OREANDA-NEWS. On December 01, 2008 Fitch Ratings international ratings agency has downgraded from “stable” to “negative” rating forecast for 11 Ukrainian banks, including VAB Bank, reported the press-centre of VAB Bank.

Back in October, Fitch Ratings downgraded issuer default ratings (IRDs) and support ratings of 10 Ukrainian banks, maintaining the “negative forecast” in line with the revision of Ukraine’s sovereign ratings.  Now all Ukrainian banks rated by Fitch Ratings have negative forecast.

This ratings action has been caused by abrupt downfall of the national currency exchange rate and the growing concerns of Fitch Ratings regarding credit capacity of Ukrainian banks.  Inter alia, in Fitch Ratings’ opinion, there’s a likelihood of deposits outflow against the backdrop of depositors’ tendency to convert hrivnia into US dollars, as well as a possibility of asset quality and capital adequacy deterioration.

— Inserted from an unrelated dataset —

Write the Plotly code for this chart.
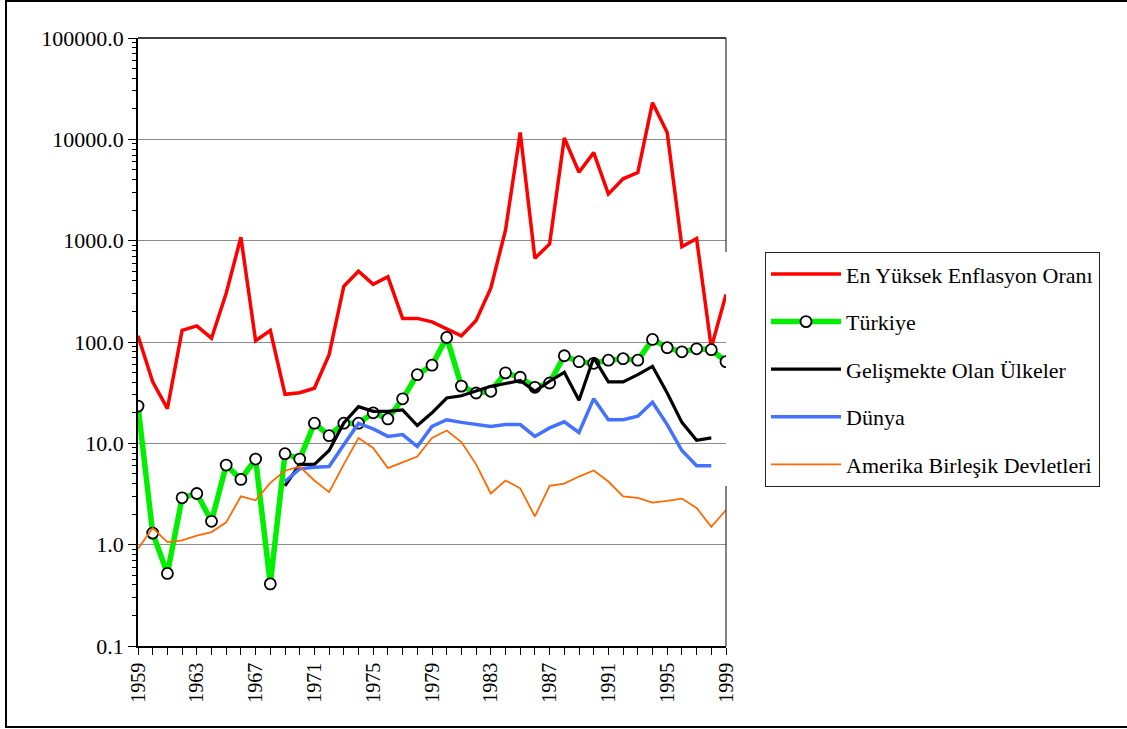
import plotly.graph_objects as go

years = list(range(1959, 2000))

en_yuksek = [115, 40.5, 22, 130, 144, 109, 303, 1080, 103, 130,
             30.5, 31.6, 35, 75, 355, 500, 370, 440, 171, 171,
             158, 136, 115, 163, 340, 1270, 11700, 670, 927, 10300,
             4730, 7400, 2880, 4080, 4700, 23000, 11700, 870, 1050, 88, 295]

turkiye = [23.3, 1.3, 0.52, 2.9, 3.2, 1.7, 6.1, 4.4, 7.0, 0.41,
           7.9, 7.0, 15.8, 11.9, 15.8, 15.8, 20.0, 17.4, 27.5, 47.6,
           59, 111, 36.7, 31.4, 32.6, 49.6, 44.9, 35.7, 39.4, 73.2,
           63.9, 61.6, 66.1, 68.5, 66.1, 106, 88, 80, 85.7, 84, 64]

gelismekte_years = list(range(1969, 1999))
gelismekte = [3.8, 6.2, 6.2, 8.5, 15.9, 23, 20.7, 20.7, 21.4, 15,
              20, 28, 29.5, 32.6, 36.5, 38.9, 41.7, 32.6, 41, 50.2,
              26.6, 70, 40.4, 40.4, 47.6, 57.5, 31.4, 16.1, 10.7, 11.3]

dunya_years = list(range(1969, 1999))
dunya = [4.2, 5.6, 5.8, 5.9, 9.7, 15.7, 13.9, 11.7, 12.2, 9.3,
         14.7, 17.1, 16.1, 15.3, 14.7, 15.3, 15.3, 11.7, 14.2, 16.3,
         12.8, 27.6, 17.1, 17.1, 18.5, 25.4, 15.3, 8.5, 6.0, 6.0]

abd = [0.91, 1.46, 1.06, 1.1, 1.23, 1.33, 1.66, 3.0, 2.74, 4.07,
       5.37, 5.9, 4.3, 3.3, 6.2, 11.3, 9.0, 5.7, 6.5, 7.4,
       11.3, 13.4, 10.3, 6.2, 3.2, 4.3, 3.6, 1.9, 3.8, 4.0,
       4.7, 5.4, 4.2, 3.0, 2.9, 2.6, 2.7, 2.85, 2.3, 1.5, 2.2]

names = ["En Yüksek Enflasyon Oranı", "Türkiye", "Gelişmekte Olan Ülkeler",
         "Dünya", "Amerika Birleşik Devletleri"]

y_tickvals = [0.1, 1, 10, 100, 1000, 10000, 100000]
y_ticktext = ["0.1", "1.0", "10.0", "100.0", "1000.0", "10000.0", "100000.0"]
x_tickvals = list(range(1959, 2000, 4))

FONT = "Liberation Serif"

fig = go.Figure()
fig.add_trace(go.Scatter(x=years, y=en_yuksek, name=names[0], mode="lines",
                         line=dict(color="#ff0000", width=3.5), legendgroup="a"))
fig.add_trace(go.Scatter(x=years, y=turkiye, name=names[1], mode="lines+markers",
                         line=dict(color="#00f000", width=5.5),
                         marker=dict(symbol="circle", size=11, color="white",
                                     line=dict(color="black", width=1.8)),
                         legendgroup="b"))
fig.add_trace(go.Scatter(x=gelismekte_years, y=gelismekte, name=names[2], mode="lines",
                         line=dict(color="#000000", width=3.2), legendgroup="c"))
fig.add_trace(go.Scatter(x=dunya_years, y=dunya, name=names[3], mode="lines",
                         line=dict(color="#4472ff", width=3.5), legendgroup="d"))
fig.add_trace(go.Scatter(x=years, y=abd, name=names[4], mode="lines",
                         line=dict(color="#ff6a00", width=1.8), legendgroup="e"))

# plot frame: top and right border (right border interrupted near legend)
fig.add_shape(type="line", xref="paper", yref="paper", x0=0, x1=1, y0=1, y1=1,
              line=dict(color="black", width=1.5))
fig.add_shape(type="line", xref="paper", yref="paper", x0=1, x1=1, y0=1, y1=0.648,
              line=dict(color="#333333", width=1.2))
fig.add_shape(type="line", xref="paper", yref="paper", x0=1, x1=1, y0=0.263, y1=0,
              line=dict(color="#333333", width=1.2))
# outer chart border
fig.add_shape(type="rect", xref="paper", yref="paper",
              x0=-0.2245, x1=1.69, y0=-0.1332, y1=1.0609,
              line=dict(color="black", width=2), layer="below")

fig.update_layout(
    width=1127, height=729,
    margin=dict(l=138, r=401, t=38, b=83),
    paper_bgcolor="white", plot_bgcolor="white",
    font=dict(family=FONT, size=22, color="black"),
    showlegend=True,
    legend=dict(x=1.066, y=0.648, xanchor="left", yanchor="top",
                bordercolor="#222222", borderwidth=1.2, bgcolor="white",
                font=dict(family=FONT, size=22, color="black"),
                itemwidth=70, tracegroupgap=16, traceorder="grouped"),
    xaxis=dict(range=[1959, 1999], tickmode="array", tickvals=x_tickvals,
               tickangle=-90, ticks="outside", ticklen=7, tickwidth=1,
               tickcolor="black", showline=True, linecolor="black", linewidth=1.5,
               showgrid=False, zeroline=False,
               minor=dict(ticks="outside", ticklen=7, dtick=1, tickcolor="black",
                          tickwidth=1, showgrid=False),
               tickfont=dict(family=FONT, size=20)),
    yaxis=dict(type="log", range=[-1, 5], tickmode="array", tickvals=y_tickvals,
               ticktext=y_ticktext, ticks="outside", ticklen=8, tickwidth=1,
               tickcolor="black", showline=True, linecolor="black", linewidth=1.5,
               showgrid=True, gridcolor="#8c8c8c", gridwidth=1.2, zeroline=False,
               minor=dict(ticks="outside", ticklen=4, dtick="D1", tickcolor="black",
                          tickwidth=1, showgrid=False),
               tickfont=dict(family=FONT, size=22)),
)

fig.write_html("out.html", config={"displayModeBar": False},
               post_script="document.body.style.margin='0';document.body.style.overflow='hidden';")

“In current situation such change of rating forecast reflects not the internal situation of the bank but rather macroeconomic trends in Ukraine and risks of the banking system in general,” said Lukas

Tursa, VAB Bank Deputy Chair.  “Concerns of the ratings agency are understandable.  Accordingly, giving regard to the market context, the Bank is pursuing the strategy of preservation of and building up its liquid funds reserve and has for many months demonstrated excess liquidity for all currencies.  Besides, we feel support of our shareholders.”